US President Joe Biden wants the Senate to get rid of the filibuster rule in order to pass abortion legislation, he told reporters on Thursday at the NATO summit in Spain. He may lack the votes, however, as two prominent Senate Democrats said later in the day they would be opposed.
Biden was in Madrid to meet with the heads of other NATO countries, officially invite Sweden and Finland into the bloc, and pledge more weapons and money to Ukraine’s fight against Russia. During his short press conference, however, American reporters asked him about last week’s decision by the US Supreme Court to overturn Roe v. Wade, a 1973 precedent that had declared abortion a constitutionally protected right.
“We have to codify Roe v. Wade in the law, and the way to do that is to make sure the Congress votes to do that,” Biden said. “And if the filibuster gets in the way, it’s like voting rights, we provide an exception for this, or an exception to the filibuster for this action.”
His official twitter account posted a statement to the same effect a little later. The filibuster rule requires that 60 senators vote for a proposal before it can pass, preventing the Senate from approving legislation by a simple majority as the House of Representatives does.
The Senate is currently split evenly, with Vice President Kamala Harris acting as a tie-breaker in 50-50 votes. Biden’s Democrats tried to legalize abortion last month, after someone leaked the draft decision of the Supreme Court ahead of the ruling. The May 12 vote failed 49-51, as Senator Joe Manchin (D-West Virginia) sided with the Republicans against the “Women's Health Protection Act.”
Manchin told the Daily Mail on Thursday that his position on the filibuster had not changed since. When asked about it, the office of Senator Kyrsten Sinema (D-Arizona) reissued her statement from last month calling the filibuster “more important now than ever.”

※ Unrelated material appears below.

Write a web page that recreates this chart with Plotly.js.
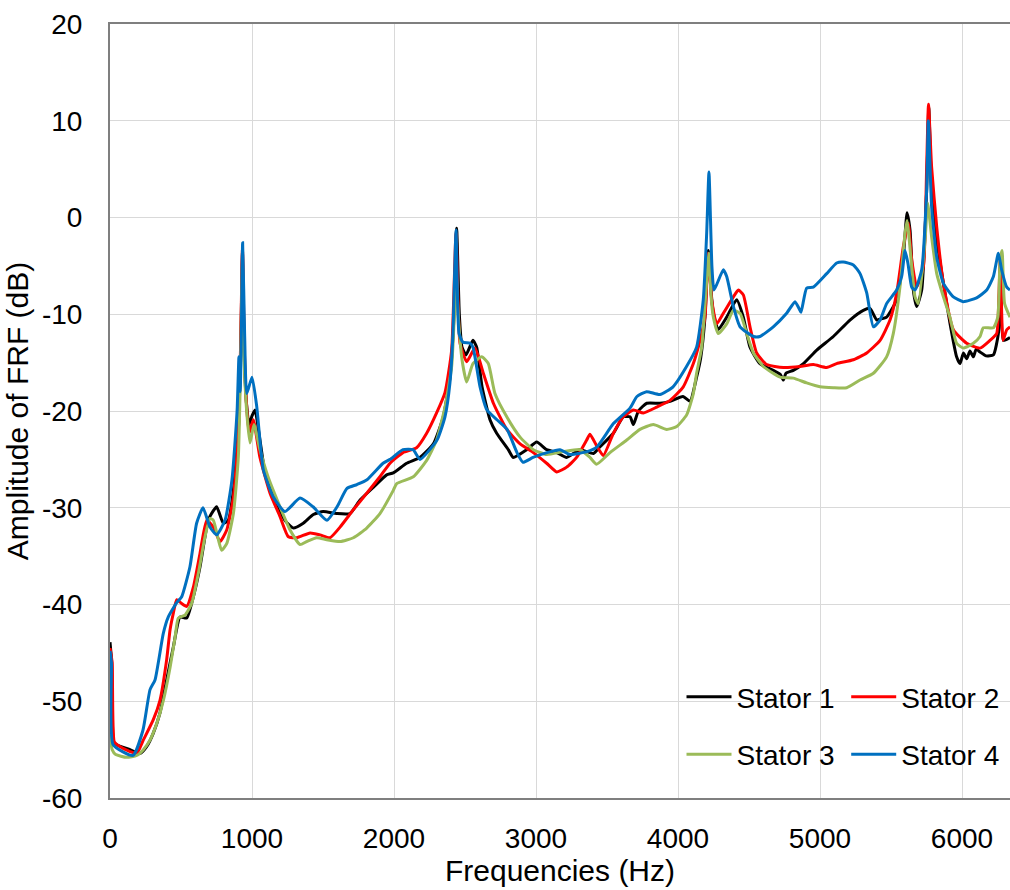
<!DOCTYPE html>
<html>
<head>
<meta charset="utf-8">
<script src="https://cdn.plot.ly/plotly-3.0.1.min.js"></script>
<style>
  html, body { margin: 0; padding: 0; background: #ffffff; }
  #chart { width: 1010px; height: 890px; }
</style>
</head>
<body>
<div id="chart"></div>
<script>
// ---- Data ----
const seriesNames = ["Stator 1", "Stator 2", "Stator 3", "Stator 4"];
const seriesColors = ["#000000", "#FF0000", "#9BBB59", "#0070C0"];

const stator1Freq = [0, 12, 25, 47, 141, 211, 258, 305, 352, 399, 446, 493, 540, 587, 634, 681, 704, 751, 798, 833, 869, 904, 920, 933, 945, 960, 979, 1000, 1021, 1056, 1092, 1150, 1232, 1291, 1361, 1432, 1502, 1596, 1690, 1761, 1854, 1948, 1995, 2089, 2183, 2277, 2347, 2394, 2422, 2441, 2460, 2479, 2507, 2556, 2582, 2620, 2676, 2723, 2805, 2840, 2934, 3005, 3075, 3146, 3216, 3310, 3404, 3451, 3545, 3615, 3662, 3686, 3721, 3780, 3873, 3944, 4035, 4085, 4131, 4160, 4190, 4213, 4235, 4249, 4283, 4343, 4413, 4460, 4507, 4577, 4671, 4720, 4742, 4760, 4812, 4883, 4977, 5094, 5211, 5305, 5352, 5399, 5423, 5469, 5540, 5587, 5613, 5634, 5657, 5681, 5716, 5751, 5766, 5786, 5822, 5869, 5915, 5962, 5986, 6010, 6033, 6056, 6080, 6100, 6127, 6170, 6221, 6256, 6272, 6291, 6338];
const stator1Amp = [-43.9, -46, -54.2, -54.5, -55, -55.4, -54.7, -53.3, -51.2, -47.8, -44.4, -41.3, -41.4, -39.2, -36.1, -32, -30.9, -29.9, -31.6, -31.3, -28.2, -22, -14, -3.4, -14, -19, -21.4, -20.5, -19.9, -23, -26.4, -28.9, -31.3, -32.1, -31.6, -30.7, -30.4, -30.6, -30.6, -29.2, -27.9, -26.6, -26.4, -25.4, -24.8, -23.4, -20.6, -16.5, -10.3, -1.1, -10, -13.4, -14.2, -12.7, -13.4, -17.5, -20.9, -22.3, -24, -24.8, -24, -23.2, -24, -24.3, -24.8, -24, -24.4, -23.7, -22.3, -20.6, -20.6, -21.4, -20, -19.2, -19.2, -19, -18.5, -19, -16.5, -14.5, -10.3, -3.4, -8, -9.9, -11.6, -10.3, -8.5, -10.3, -13.4, -15.1, -15.8, -16.2, -16.8, -16.1, -15.8, -15.1, -13.7, -12.3, -10.6, -9.6, -9.4, -10.6, -10.5, -10.3, -8.5, -4, 0.5, -1.3, -7.5, -9.2, -7.5, 2.8, 11.4, 2.8, -2.3, -6.8, -10.9, -14.4, -15.1, -14, -14.6, -13.8, -14.4, -13.6, -13.9, -14.3, -14.2, -12, -6.1, -12.7, -12.4];

const stator2Freq = [0, 15, 30, 60, 141, 188, 235, 305, 352, 399, 423, 446, 470, 505, 540, 587, 634, 681, 728, 775, 822, 869, 904, 920, 933, 945, 960, 980, 1009, 1056, 1127, 1197, 1256, 1315, 1409, 1479, 1549, 1620, 1714, 1808, 1901, 1972, 2063, 2159, 2230, 2300, 2359, 2406, 2437, 2465, 2512, 2570, 2629, 2700, 2794, 2888, 2981, 3075, 3146, 3216, 3286, 3357, 3380, 3427, 3474, 3545, 3615, 3686, 3756, 3850, 3944, 4037, 4108, 4155, 4190, 4213, 4237, 4272, 4319, 4390, 4425, 4460, 4507, 4554, 4624, 4742, 4859, 4953, 5047, 5117, 5235, 5329, 5423, 5493, 5540, 5587, 5622, 5646, 5681, 5728, 5751, 5764, 5786, 5822, 5869, 5939, 6033, 6127, 6197, 6244, 6260, 6270, 6289, 6315, 6338];
const stator2Amp = [-44.5, -46, -54.2, -54.6, -55.2, -55.4, -54, -51.9, -49.9, -45.7, -42.6, -40.9, -39.5, -39.9, -40.2, -38.2, -34.7, -31.3, -32, -33.5, -32.3, -28.9, -22, -13, -3.2, -13, -19, -22.3, -20.9, -24.8, -28.5, -30.9, -33, -33.1, -32.6, -32.8, -33.1, -32, -30.2, -28.5, -26.8, -25.4, -24.3, -23.8, -22.3, -20.2, -18.1, -13.7, -1.6, -13, -14.9, -13.5, -16.1, -19.2, -21.9, -23.4, -24.3, -25.4, -26.3, -25.8, -24.8, -23, -22.4, -23.6, -24.6, -22.3, -20.6, -19.9, -20.2, -19.6, -18.9, -17.5, -15.1, -12.7, -10.3, -3.7, -8.5, -11, -9.9, -8.2, -7.5, -8, -11.3, -14, -15.2, -15.5, -15.4, -15.2, -15.5, -15.1, -14.7, -14, -12.7, -10.6, -7.8, -3, -0.6, -4.4, -7.2, -5.1, 5.2, 11.7, 5.2, -1, -6.8, -11.6, -13, -13.5, -12.7, -12, -8, -4, -12.7, -11.6, -11.3];

const stator3Freq = [0, 15, 40, 117, 188, 235, 282, 329, 376, 423, 458, 481, 528, 575, 622, 669, 704, 728, 763, 786, 822, 869, 904, 920, 933, 945, 965, 986, 1014, 1056, 1113, 1197, 1268, 1338, 1385, 1455, 1526, 1620, 1714, 1808, 1901, 1995, 2019, 2136, 2230, 2300, 2359, 2406, 2425, 2437, 2452, 2479, 2512, 2556, 2617, 2664, 2711, 2794, 2888, 2981, 3075, 3192, 3310, 3380, 3427, 3521, 3639, 3732, 3826, 3920, 3991, 4061, 4108, 4131, 4167, 4202, 4218, 4232, 4249, 4284, 4343, 4390, 4437, 4484, 4531, 4601, 4719, 4812, 4906, 5000, 5094, 5188, 5282, 5376, 5469, 5516, 5563, 5599, 5613, 5646, 5669, 5692, 5740, 5758, 5786, 5822, 5869, 5915, 5962, 6009, 6080, 6127, 6150, 6221, 6252, 6268, 6282, 6300, 6338];
const stator3Amp = [-53.5, -55, -55.5, -55.8, -55.6, -55, -54, -52.3, -49.9, -46.5, -43.4, -41.4, -41.1, -39.9, -36.8, -33, -31.1, -31.3, -33.3, -34.4, -33.7, -30.6, -24.7, -15, -4.8, -15, -20.5, -23.3, -21.4, -24, -26.8, -29.9, -32.3, -33.8, -33.5, -33.1, -33.3, -33.5, -33.1, -32.1, -30.6, -28.2, -27.5, -26.8, -25.1, -23, -19.6, -15.4, -10, -5.5, -10, -14.7, -17, -15.1, -14.4, -15.1, -18.2, -20.6, -22.7, -24, -24.5, -24.2, -24, -24.8, -25.5, -24.3, -23, -21.9, -21.4, -21.9, -21.6, -20.4, -18.2, -16.1, -13.4, -6.5, -3.7, -8, -10.3, -12, -11, -9.6, -9.9, -12, -14, -15.4, -16.5, -16.6, -17.1, -17.5, -17.6, -17.6, -16.8, -16.1, -14.4, -12, -7.2, -1.6, -0.3, -5.1, -8.2, -8.9, -2.3, 1.5, -2, -5.8, -8.2, -10.3, -13, -13.5, -13, -12.3, -11.4, -11.4, -10.3, -4.4, -3.4, -8.9, -10.3];

const stator4Freq = [0, 10, 22, 162, 232, 282, 317, 375, 410, 470, 505, 563, 610, 655, 704, 751, 810, 859, 895, 908, 917, 925, 934, 948, 963, 1000, 1033, 1080, 1150, 1232, 1338, 1430, 1528, 1599, 1669, 1739, 1810, 1923, 1972, 2063, 2134, 2183, 2303, 2359, 2394, 2415, 2437, 2458, 2486, 2535, 2556, 2606, 2655, 2725, 2796, 2866, 2908, 2979, 3077, 3169, 3239, 3359, 3430, 3545, 3662, 3711, 3779, 3873, 3965, 4060, 4131, 4178, 4202, 4218, 4239, 4254, 4319, 4343, 4390, 4437, 4531, 4577, 4671, 4765, 4824, 4852, 4866, 4906, 4953, 5047, 5117, 5164, 5235, 5282, 5329, 5376, 5423, 5469, 5540, 5575, 5599, 5620, 5646, 5669, 5716, 5751, 5763, 5786, 5822, 5869, 5939, 6009, 6103, 6174, 6221, 6256, 6279, 6315, 6338];
const stator4Amp = [-44.8, -46, -54.5, -55.6, -53, -48.8, -47.8, -43, -41.3, -39.8, -39.2, -36.1, -31.6, -30, -32, -32.8, -31.3, -27.1, -20, -14.4, -18, -12, -2.6, -12, -18.2, -16.5, -19.5, -26.1, -28.9, -30.4, -29, -29.9, -31.3, -29.9, -28, -27.6, -27.1, -25.4, -25, -24, -24, -25, -23, -20.6, -17.1, -12, -1.3, -12, -12.9, -13, -13.4, -17.5, -19.9, -20.9, -21.9, -24.3, -25.3, -24.8, -24.3, -24, -24.5, -24.2, -23.7, -21.3, -19.7, -18.5, -18, -18.3, -17.5, -15.4, -13.4, -8.5, -1.6, 4.7, -5.1, -7.5, -5.4, -6.1, -9.2, -11.3, -12.3, -12.3, -11.3, -9.9, -8.7, -9.4, -9.8, -7.3, -7.2, -5.8, -4.7, -4.6, -4.9, -5.8, -7.8, -11.3, -10.6, -8.9, -7.5, -6.1, -3.4, -4.8, -7.2, -7.5, -5.4, 2.8, 10, 1.1, -4.1, -6.8, -8.2, -8.7, -8.3, -7.5, -6.1, -3.7, -5.4, -7.2, -7.5];

const xTickVals = [0, 1000, 2000, 3000, 4000, 5000, 6000];
const xTickText = ["0", "1000", "2000", "3000", "4000", "5000", "6000"];
const yTickVals = [-60, -50, -40, -30, -20, -10, 0, 10, 20];
const yTickText = ["-60", "-50", "-40", "-30", "-20", "-10", "0", "10", "20"];

// ---- Build traces ----
const freqs = [stator1Freq, stator2Freq, stator3Freq, stator4Freq];
const amps = [stator1Amp, stator2Amp, stator3Amp, stator4Amp];
const legendIds = ["legend", "legend2", "legend3", "legend4"];

const traces = seriesNames.map((name, i) => ({
  x: freqs[i],
  y: amps[i],
  type: "scatter",
  mode: "lines",
  name: name,
  legend: legendIds[i],
  line: { color: seriesColors[i], width: 3, shape: "spline", smoothing: 0.5 }
}));

const FONT = "Liberation Sans, Arial, sans-serif";
const legendFont = { family: FONT, size: 28, color: "#000000" };
function mkLegend(x, y) {
  return {
    x: x, y: y, xanchor: "left", yanchor: "middle",
    xref: "paper", yref: "paper",
    orientation: "h",
    bgcolor: "rgba(0,0,0,0)",
    borderwidth: 0,
    font: legendFont,
    itemwidth: 45,
    tracegroupgap: 0
  };
}

const layout = {
  width: 1010,
  height: 890,
  margin: { l: 110, r: 0, t: 24, b: 92, pad: 0 },
  paper_bgcolor: "#ffffff",
  plot_bgcolor: "#ffffff",
  showlegend: true,
  font: { family: FONT, size: 28, color: "#000000" },
  xaxis: {
    range: [0, 6338],
    tickmode: "array",
    tickvals: xTickVals,
    ticktext: xTickText,
    ticks: "",
    showgrid: true,
    gridcolor: "#D9D9D9",
    gridwidth: 1,
    zeroline: false,
    showline: true,
    linecolor: "#7F7F7F",
    linewidth: 2,
    mirror: true,
    tickfont: { family: FONT, size: 28, color: "#000000" },
    ticklabelstandoff: 14,
    title: { text: "Frequencies (Hz)", font: { family: FONT, size: 30, color: "#000000" }, standoff: 6 },
    automargin: false,
    fixedrange: true
  },
  yaxis: {
    range: [-60, 20],
    tickmode: "array",
    tickvals: yTickVals,
    ticktext: yTickText,
    ticks: "",
    showgrid: true,
    gridcolor: "#D9D9D9",
    gridwidth: 1,
    zeroline: false,
    showline: true,
    linecolor: "#7F7F7F",
    linewidth: 2,
    mirror: false,
    tickfont: { family: FONT, size: 28, color: "#000000" },
    ticklabelstandoff: 20,
    title: { text: "Amplitude of FRF (dB)", font: { family: FONT, size: 30, color: "#000000" }, standoff: 4 },
    automargin: false,
    fixedrange: true
  },
  legend: mkLegend(0.635, 0.1305),
  legend2: mkLegend(0.818, 0.1305),
  legend3: mkLegend(0.635, 0.056),
  legend4: mkLegend(0.818, 0.056)
};

Plotly.newPlot("chart", traces, layout, { displayModeBar: false, staticPlot: true });
</script>
</body>
</html>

The Supreme Court’s decision last Friday returned the issue of abortion to state legislature and declared that Roe v. Wade rested on an “egregiously wrong” and “exceptionally weak” interpretation of the Constitution.
Biden’s reaction was to call the court’s conservative majority “extreme” and out of touch, and say that the ruling made the US “an outlier among developed nations in the world.” He repeated the condemnation in Madrid on Thursday, arguing that the verdict was “destabilizing” and “a mistake.” He also urged Democrats to “vote, vote, vote. That’s how we’ll change it.”
Both during his 36 years in the Senate and on the presidential campaign trail, Biden has previously opposed ending the filibuster. In 2019, he told reporters that it would be “a very dangerous thing to do.” In a 2005 speech on the Senate floor, he denounced Republican calls to end the filibuster as a “fundamental power grab by the majority party.”